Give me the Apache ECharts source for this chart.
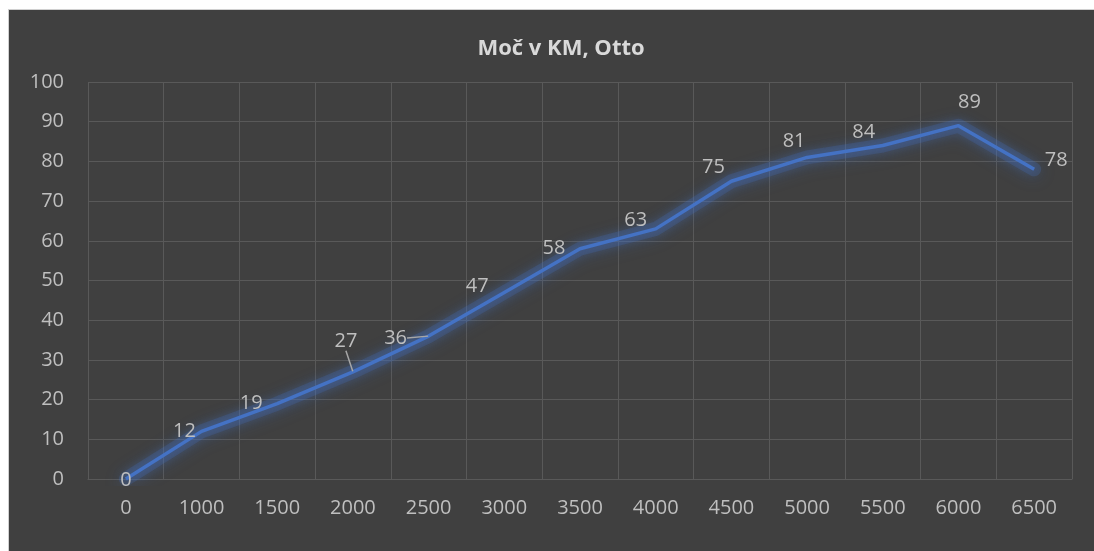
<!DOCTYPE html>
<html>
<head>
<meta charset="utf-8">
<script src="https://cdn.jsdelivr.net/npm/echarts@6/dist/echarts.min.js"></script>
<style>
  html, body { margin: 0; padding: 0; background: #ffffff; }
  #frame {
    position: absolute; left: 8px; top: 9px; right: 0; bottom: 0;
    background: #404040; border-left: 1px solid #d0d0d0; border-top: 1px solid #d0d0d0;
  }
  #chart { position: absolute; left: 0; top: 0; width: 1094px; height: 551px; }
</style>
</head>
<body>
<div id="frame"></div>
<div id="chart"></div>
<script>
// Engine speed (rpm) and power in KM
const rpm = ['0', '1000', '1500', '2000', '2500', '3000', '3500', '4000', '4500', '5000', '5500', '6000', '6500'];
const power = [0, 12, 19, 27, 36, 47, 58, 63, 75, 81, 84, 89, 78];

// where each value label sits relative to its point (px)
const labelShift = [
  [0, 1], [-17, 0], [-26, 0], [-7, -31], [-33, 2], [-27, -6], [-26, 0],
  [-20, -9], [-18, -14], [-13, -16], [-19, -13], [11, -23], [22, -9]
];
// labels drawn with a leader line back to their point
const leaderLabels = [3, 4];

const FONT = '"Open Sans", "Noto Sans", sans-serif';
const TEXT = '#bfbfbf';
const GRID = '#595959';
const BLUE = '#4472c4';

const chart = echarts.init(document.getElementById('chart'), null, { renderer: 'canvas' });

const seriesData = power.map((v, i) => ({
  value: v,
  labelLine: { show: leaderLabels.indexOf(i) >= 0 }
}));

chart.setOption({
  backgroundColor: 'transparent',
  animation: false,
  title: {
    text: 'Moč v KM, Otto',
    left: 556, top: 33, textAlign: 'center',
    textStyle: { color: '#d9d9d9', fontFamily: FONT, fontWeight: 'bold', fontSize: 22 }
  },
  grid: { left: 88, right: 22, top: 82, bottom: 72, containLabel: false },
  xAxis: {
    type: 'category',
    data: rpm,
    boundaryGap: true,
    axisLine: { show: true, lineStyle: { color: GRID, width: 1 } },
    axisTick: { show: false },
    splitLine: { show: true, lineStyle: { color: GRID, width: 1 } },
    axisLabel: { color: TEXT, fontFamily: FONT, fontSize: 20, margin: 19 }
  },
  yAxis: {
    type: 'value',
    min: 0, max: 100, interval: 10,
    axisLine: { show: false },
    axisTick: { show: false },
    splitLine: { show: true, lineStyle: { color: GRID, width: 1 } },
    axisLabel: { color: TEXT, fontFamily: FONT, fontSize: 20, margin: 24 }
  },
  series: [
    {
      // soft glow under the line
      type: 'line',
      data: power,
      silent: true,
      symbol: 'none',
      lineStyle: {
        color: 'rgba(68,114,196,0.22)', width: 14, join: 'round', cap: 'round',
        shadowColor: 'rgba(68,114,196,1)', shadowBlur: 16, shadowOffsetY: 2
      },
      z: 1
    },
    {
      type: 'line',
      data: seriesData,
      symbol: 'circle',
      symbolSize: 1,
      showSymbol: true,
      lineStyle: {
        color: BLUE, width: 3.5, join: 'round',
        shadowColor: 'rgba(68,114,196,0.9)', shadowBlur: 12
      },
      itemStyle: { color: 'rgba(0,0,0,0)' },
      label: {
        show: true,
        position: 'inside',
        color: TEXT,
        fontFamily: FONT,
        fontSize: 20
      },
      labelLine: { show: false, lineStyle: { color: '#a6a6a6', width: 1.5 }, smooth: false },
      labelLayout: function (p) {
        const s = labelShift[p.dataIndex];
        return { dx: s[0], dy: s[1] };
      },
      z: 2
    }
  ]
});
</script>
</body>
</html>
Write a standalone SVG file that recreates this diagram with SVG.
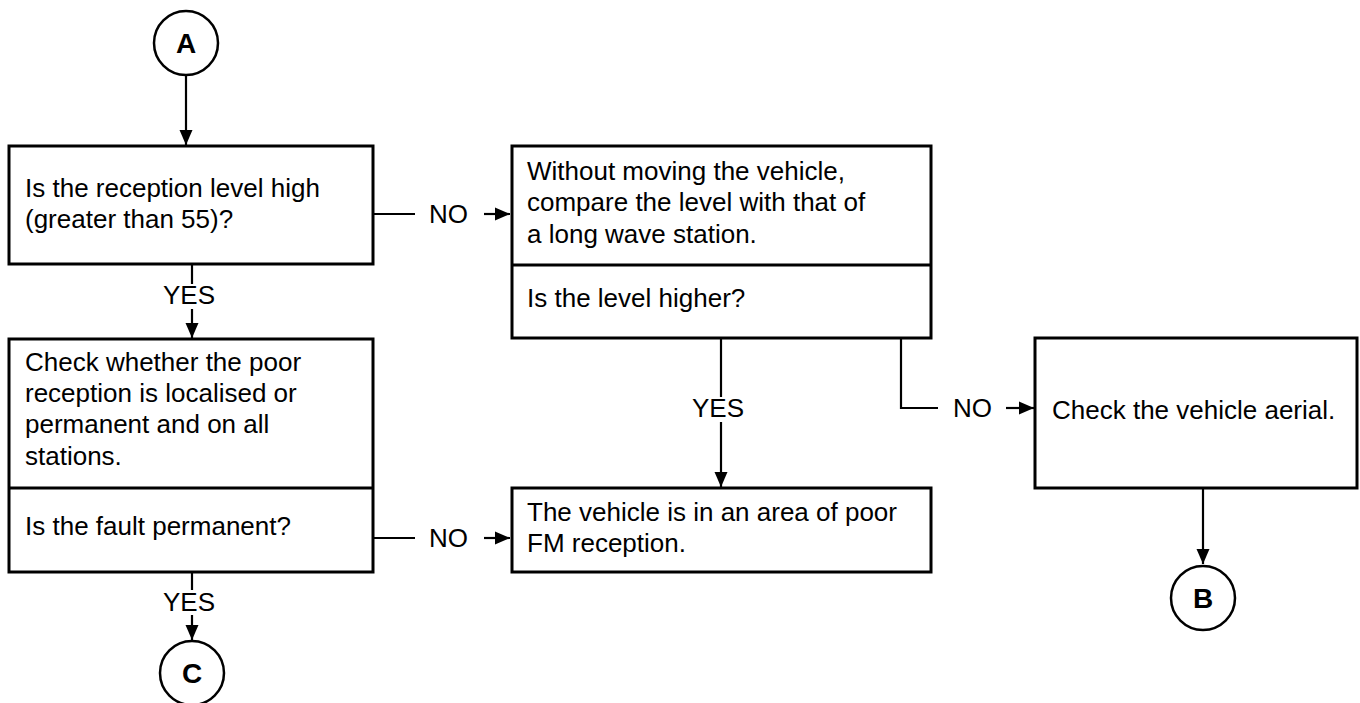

┄┄┄┄┄┄

Repeat the material above in full and unchanged, minus its images.

▶ _Result_
Give me the Apache ECharts source for this chart.
<!DOCTYPE html>
<html>
<head>
<meta charset="utf-8">
<script src="https://cdn.jsdelivr.net/npm/echarts@6/dist/echarts.min.js"></script>
<style>
  html, body { margin: 0; padding: 0; background: #ffffff; }
  #frame {
    position: absolute; left: 8px; top: 9px; right: 0; bottom: 0;
    background: #404040; border-left: 1px solid #d0d0d0; border-top: 1px solid #d0d0d0;
  }
  #chart { position: absolute; left: 0; top: 0; width: 1094px; height: 551px; }
</style>
</head>
<body>
<div id="frame"></div>
<div id="chart"></div>
<script>
// Engine speed (rpm) and power in KM
const rpm = ['0', '1000', '1500', '2000', '2500', '3000', '3500', '4000', '4500', '5000', '5500', '6000', '6500'];
const power = [0, 12, 19, 27, 36, 47, 58, 63, 75, 81, 84, 89, 78];

// where each value label sits relative to its point (px)
const labelShift = [
  [0, 1], [-17, 0], [-26, 0], [-7, -31], [-33, 2], [-27, -6], [-26, 0],
  [-20, -9], [-18, -14], [-13, -16], [-19, -13], [11, -23], [22, -9]
];
// labels drawn with a leader line back to their point
const leaderLabels = [3, 4];

const FONT = '"Open Sans", "Noto Sans", sans-serif';
const TEXT = '#bfbfbf';
const GRID = '#595959';
const BLUE = '#4472c4';

const chart = echarts.init(document.getElementById('chart'), null, { renderer: 'canvas' });

const seriesData = power.map((v, i) => ({
  value: v,
  labelLine: { show: leaderLabels.indexOf(i) >= 0 }
}));

chart.setOption({
  backgroundColor: 'transparent',
  animation: false,
  title: {
    text: 'Moč v KM, Otto',
    left: 556, top: 33, textAlign: 'center',
    textStyle: { color: '#d9d9d9', fontFamily: FONT, fontWeight: 'bold', fontSize: 22 }
  },
  grid: { left: 88, right: 22, top: 82, bottom: 72, containLabel: false },
  xAxis: {
    type: 'category',
    data: rpm,
    boundaryGap: true,
    axisLine: { show: true, lineStyle: { color: GRID, width: 1 } },
    axisTick: { show: false },
    splitLine: { show: true, lineStyle: { color: GRID, width: 1 } },
    axisLabel: { color: TEXT, fontFamily: FONT, fontSize: 20, margin: 19 }
  },
  yAxis: {
    type: 'value',
    min: 0, max: 100, interval: 10,
    axisLine: { show: false },
    axisTick: { show: false },
    splitLine: { show: true, lineStyle: { color: GRID, width: 1 } },
    axisLabel: { color: TEXT, fontFamily: FONT, fontSize: 20, margin: 24 }
  },
  series: [
    {
      // soft glow under the line
      type: 'line',
      data: power,
      silent: true,
      symbol: 'none',
      lineStyle: {
        color: 'rgba(68,114,196,0.22)', width: 14, join: 'round', cap: 'round',
        shadowColor: 'rgba(68,114,196,1)', shadowBlur: 16, shadowOffsetY: 2
      },
      z: 1
    },
    {
      type: 'line',
      data: seriesData,
      symbol: 'circle',
      symbolSize: 1,
      showSymbol: true,
      lineStyle: {
        color: BLUE, width: 3.5, join: 'round',
        shadowColor: 'rgba(68,114,196,0.9)', shadowBlur: 12
      },
      itemStyle: { color: 'rgba(0,0,0,0)' },
      label: {
        show: true,
        position: 'inside',
        color: TEXT,
        fontFamily: FONT,
        fontSize: 20
      },
      labelLine: { show: false, lineStyle: { color: '#a6a6a6', width: 1.5 }, smooth: false },
      labelLayout: function (p) {
        const s = labelShift[p.dataIndex];
        return { dx: s[0], dy: s[1] };
      },
      z: 2
    }
  ]
});
</script>
</body>
</html>
Write a standalone SVG file that recreates this diagram with SVG.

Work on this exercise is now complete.